Reproduce, character for character, the entries from their opening line through the line with "from matplotlib.patches import Polygon".

(Recorded data)
- - - - -
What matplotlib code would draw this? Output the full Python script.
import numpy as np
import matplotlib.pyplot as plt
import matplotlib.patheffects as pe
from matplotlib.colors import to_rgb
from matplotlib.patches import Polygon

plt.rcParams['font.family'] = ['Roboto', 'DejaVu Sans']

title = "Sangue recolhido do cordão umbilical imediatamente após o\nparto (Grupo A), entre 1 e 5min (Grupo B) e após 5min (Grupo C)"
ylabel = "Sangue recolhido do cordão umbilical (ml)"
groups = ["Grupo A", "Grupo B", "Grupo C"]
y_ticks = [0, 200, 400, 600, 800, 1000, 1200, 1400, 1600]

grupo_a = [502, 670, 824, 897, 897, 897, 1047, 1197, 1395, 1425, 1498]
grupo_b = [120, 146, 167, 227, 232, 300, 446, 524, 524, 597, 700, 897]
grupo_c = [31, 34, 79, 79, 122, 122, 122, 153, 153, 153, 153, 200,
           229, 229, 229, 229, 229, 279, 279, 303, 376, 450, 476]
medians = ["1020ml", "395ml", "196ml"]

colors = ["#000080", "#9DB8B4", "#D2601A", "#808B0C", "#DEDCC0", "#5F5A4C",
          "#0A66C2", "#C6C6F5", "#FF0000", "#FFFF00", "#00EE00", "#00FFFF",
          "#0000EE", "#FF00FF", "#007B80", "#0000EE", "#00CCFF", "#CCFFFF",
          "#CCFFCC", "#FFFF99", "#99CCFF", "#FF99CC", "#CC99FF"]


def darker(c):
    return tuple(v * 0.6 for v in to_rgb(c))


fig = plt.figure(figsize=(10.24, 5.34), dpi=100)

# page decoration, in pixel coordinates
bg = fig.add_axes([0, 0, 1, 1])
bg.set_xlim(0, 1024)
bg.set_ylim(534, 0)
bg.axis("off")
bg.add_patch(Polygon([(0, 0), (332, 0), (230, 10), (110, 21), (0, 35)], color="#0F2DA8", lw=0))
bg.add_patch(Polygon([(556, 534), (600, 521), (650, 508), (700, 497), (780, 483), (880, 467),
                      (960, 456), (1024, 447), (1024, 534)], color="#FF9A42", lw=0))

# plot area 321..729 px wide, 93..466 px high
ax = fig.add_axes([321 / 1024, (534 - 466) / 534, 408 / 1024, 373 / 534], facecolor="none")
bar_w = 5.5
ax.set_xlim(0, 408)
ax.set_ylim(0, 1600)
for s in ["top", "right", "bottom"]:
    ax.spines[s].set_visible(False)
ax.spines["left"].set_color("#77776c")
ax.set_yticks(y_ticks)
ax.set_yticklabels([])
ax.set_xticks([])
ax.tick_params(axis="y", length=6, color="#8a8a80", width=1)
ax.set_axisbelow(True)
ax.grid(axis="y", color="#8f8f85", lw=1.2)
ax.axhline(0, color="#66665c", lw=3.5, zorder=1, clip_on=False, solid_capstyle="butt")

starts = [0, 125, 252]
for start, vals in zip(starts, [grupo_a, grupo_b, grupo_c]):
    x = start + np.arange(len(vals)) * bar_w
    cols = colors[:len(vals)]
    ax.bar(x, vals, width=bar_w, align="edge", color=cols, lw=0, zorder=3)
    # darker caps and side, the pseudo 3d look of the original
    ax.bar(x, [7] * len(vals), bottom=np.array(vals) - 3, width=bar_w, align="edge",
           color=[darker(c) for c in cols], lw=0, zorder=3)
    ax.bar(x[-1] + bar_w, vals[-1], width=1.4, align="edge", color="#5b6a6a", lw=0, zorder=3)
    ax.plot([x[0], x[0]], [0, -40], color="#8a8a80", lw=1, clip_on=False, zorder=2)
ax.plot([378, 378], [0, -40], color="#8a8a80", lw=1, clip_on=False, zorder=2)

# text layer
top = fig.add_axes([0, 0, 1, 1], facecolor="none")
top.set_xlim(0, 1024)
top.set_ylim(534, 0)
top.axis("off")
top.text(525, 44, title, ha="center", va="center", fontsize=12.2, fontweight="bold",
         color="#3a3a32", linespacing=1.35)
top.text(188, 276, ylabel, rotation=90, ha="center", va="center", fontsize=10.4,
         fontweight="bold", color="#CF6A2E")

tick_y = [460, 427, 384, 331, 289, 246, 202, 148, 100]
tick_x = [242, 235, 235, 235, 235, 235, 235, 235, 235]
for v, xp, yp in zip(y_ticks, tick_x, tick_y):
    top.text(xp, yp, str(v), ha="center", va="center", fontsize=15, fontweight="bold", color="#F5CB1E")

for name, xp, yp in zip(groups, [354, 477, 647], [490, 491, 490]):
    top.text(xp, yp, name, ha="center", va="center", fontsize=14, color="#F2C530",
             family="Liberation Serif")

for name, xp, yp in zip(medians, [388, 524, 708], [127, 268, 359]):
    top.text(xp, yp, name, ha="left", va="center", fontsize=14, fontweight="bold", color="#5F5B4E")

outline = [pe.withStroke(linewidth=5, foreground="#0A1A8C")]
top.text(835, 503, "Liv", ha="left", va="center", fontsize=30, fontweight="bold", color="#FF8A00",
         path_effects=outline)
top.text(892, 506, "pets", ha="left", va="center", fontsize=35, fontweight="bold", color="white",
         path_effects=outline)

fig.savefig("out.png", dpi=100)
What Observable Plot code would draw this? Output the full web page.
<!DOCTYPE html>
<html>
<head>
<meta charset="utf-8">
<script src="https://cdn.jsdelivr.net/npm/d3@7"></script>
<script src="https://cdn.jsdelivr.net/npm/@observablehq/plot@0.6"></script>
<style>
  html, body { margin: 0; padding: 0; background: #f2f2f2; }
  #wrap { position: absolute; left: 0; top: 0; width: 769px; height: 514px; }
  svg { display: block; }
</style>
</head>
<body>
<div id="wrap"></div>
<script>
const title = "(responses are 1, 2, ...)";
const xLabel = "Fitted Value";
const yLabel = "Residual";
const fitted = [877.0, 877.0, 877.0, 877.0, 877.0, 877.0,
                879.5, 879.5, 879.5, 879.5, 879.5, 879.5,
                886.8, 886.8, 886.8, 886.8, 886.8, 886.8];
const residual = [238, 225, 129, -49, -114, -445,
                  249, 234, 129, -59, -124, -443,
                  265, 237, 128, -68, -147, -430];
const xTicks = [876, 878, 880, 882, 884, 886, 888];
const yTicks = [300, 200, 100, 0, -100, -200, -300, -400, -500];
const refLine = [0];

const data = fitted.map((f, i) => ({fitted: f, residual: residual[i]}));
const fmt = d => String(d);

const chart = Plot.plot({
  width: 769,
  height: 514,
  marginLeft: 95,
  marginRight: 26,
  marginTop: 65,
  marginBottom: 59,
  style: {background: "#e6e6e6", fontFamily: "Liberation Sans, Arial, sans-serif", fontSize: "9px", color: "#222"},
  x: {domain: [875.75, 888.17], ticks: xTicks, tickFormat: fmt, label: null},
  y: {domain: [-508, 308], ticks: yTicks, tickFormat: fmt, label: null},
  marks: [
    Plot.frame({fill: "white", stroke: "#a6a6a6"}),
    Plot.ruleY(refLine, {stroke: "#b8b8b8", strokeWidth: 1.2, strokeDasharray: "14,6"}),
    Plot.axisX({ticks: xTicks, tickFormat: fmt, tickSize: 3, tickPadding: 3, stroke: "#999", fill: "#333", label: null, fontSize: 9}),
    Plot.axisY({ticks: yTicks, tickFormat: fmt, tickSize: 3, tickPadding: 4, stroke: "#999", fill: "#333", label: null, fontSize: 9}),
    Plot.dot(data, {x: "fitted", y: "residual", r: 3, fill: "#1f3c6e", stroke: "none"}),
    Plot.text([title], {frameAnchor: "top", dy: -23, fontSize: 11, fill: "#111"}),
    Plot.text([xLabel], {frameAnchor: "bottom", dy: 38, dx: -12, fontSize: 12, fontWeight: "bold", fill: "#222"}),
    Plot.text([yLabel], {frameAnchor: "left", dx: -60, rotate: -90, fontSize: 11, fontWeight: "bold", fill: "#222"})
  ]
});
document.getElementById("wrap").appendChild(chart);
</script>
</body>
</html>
- - - - -
WRITTEN RESPONSE –
What matplotlib code would draw this? Output the full Python script.
import numpy as np
import matplotlib.pyplot as plt
import matplotlib.patheffects as pe
from matplotlib.colors import to_rgb
from matplotlib.patches import Polygon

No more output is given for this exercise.